One interesting aspect of the 2016 rule publication is the extensive discussion of how the 1979 source category listing, “crude oil and natural gas production” is defined.  The agency takes great pains to justify its broad authority over the industry to include not only production, but also processing, transmission and storage equipment.  The EPA concludes that its category listing need not be revised to support the additions and amendments of this rule (even though it does clarify some wording), and sets out its justification for including the entire sector in its 2009 endangerment finding relating to GHGs.
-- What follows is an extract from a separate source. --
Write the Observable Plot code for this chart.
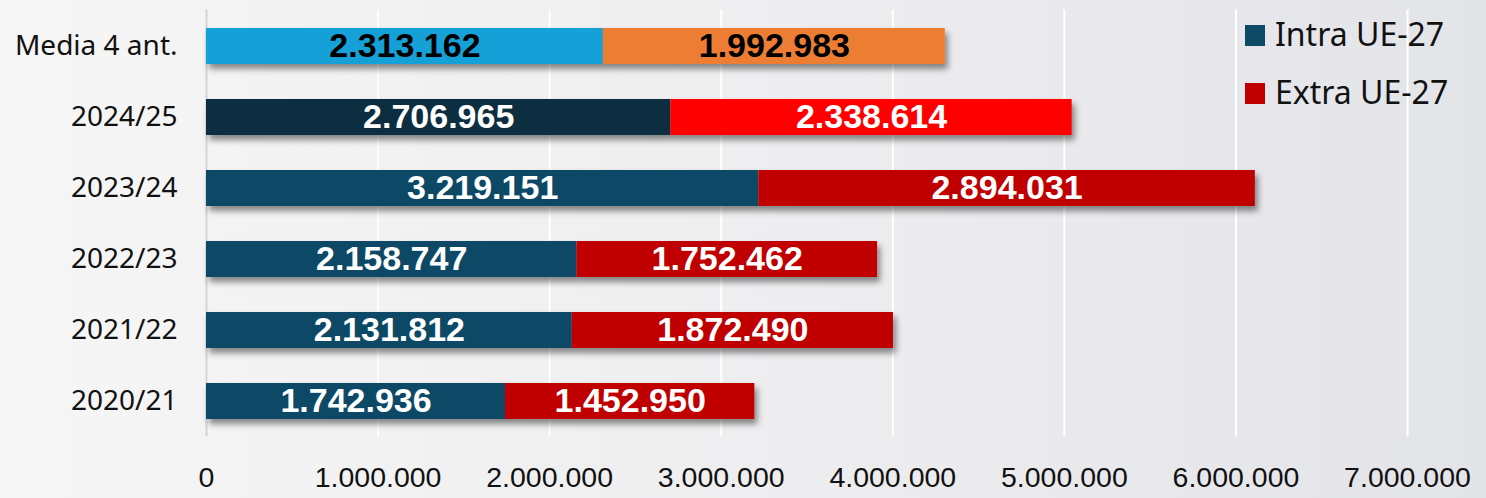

EPA concluded that the Best System for Emissions Reduction (BSER) is the same for GHGs as it is for VOCs, so there are no changes required for equipment that was covered by the 2012 rule.  Newly regulated sources covered by the 2016 rule include: heretofore unregulated hydraulically fractured oil well completions, pneumatic pumps, fugitive emissions from well sites and compressor stations; sources regulated under the 2012 regulation for VOCs for which GHGs are now also regulated (hydraulically fractured gas well completions and equipment leaks at natural gas processing plants); and certain equipment that is used across the source category for which subpart OOOO regulates emissions of VOCs from only a subset (pneumatic controllers, centrifugal compressors and reciprocating compressors), with the exception of compressors located at well sites.

In addition to emission reductions, LDAR utilizing optical gas imaging semi-annually is required for well sites and compressor stations. (Method 21 at a repair threshold of 500 ppm may be used.)  Initial monitoring surveys must take place by June 3, 2017 or within 60 days of the startup of production, whichever is later.  Repairs must be made within 30 days and a resurvey is required within 30 days of repair. Also, a monitoring plan that covers collection of fugitive emissions components is required to be developed and implemented for well sites and compressor stations. At natural gas processing plants, equipment leaks of methane (GHGs) are subject to the same requirements as those for VOCs.  The compliance period begins on November 30, 2016.

And, the rule embraces “next generation” electronic reporting via EPA’s CDX, for enhanced accessibility and transparency to the public, as soon as the forms and systems are available.  Professional engineers are required to provide certifications of technical infeasibility of connecting a pneumatic pump to an existing control device and to design closed vent systems.

Finally, there is a complicated discussion of EPA’s interpretation of UARG v. EPA, which merely results in EPA concluding that the rule should not affect applicability of Title V permit or PSD/NSR applicability determinations for “anyway” sources, even though, if not otherwise required to obtain and comply with a Title V permit, emissions of GHGs (methane) alone will not subject a source to Title V permit requirements.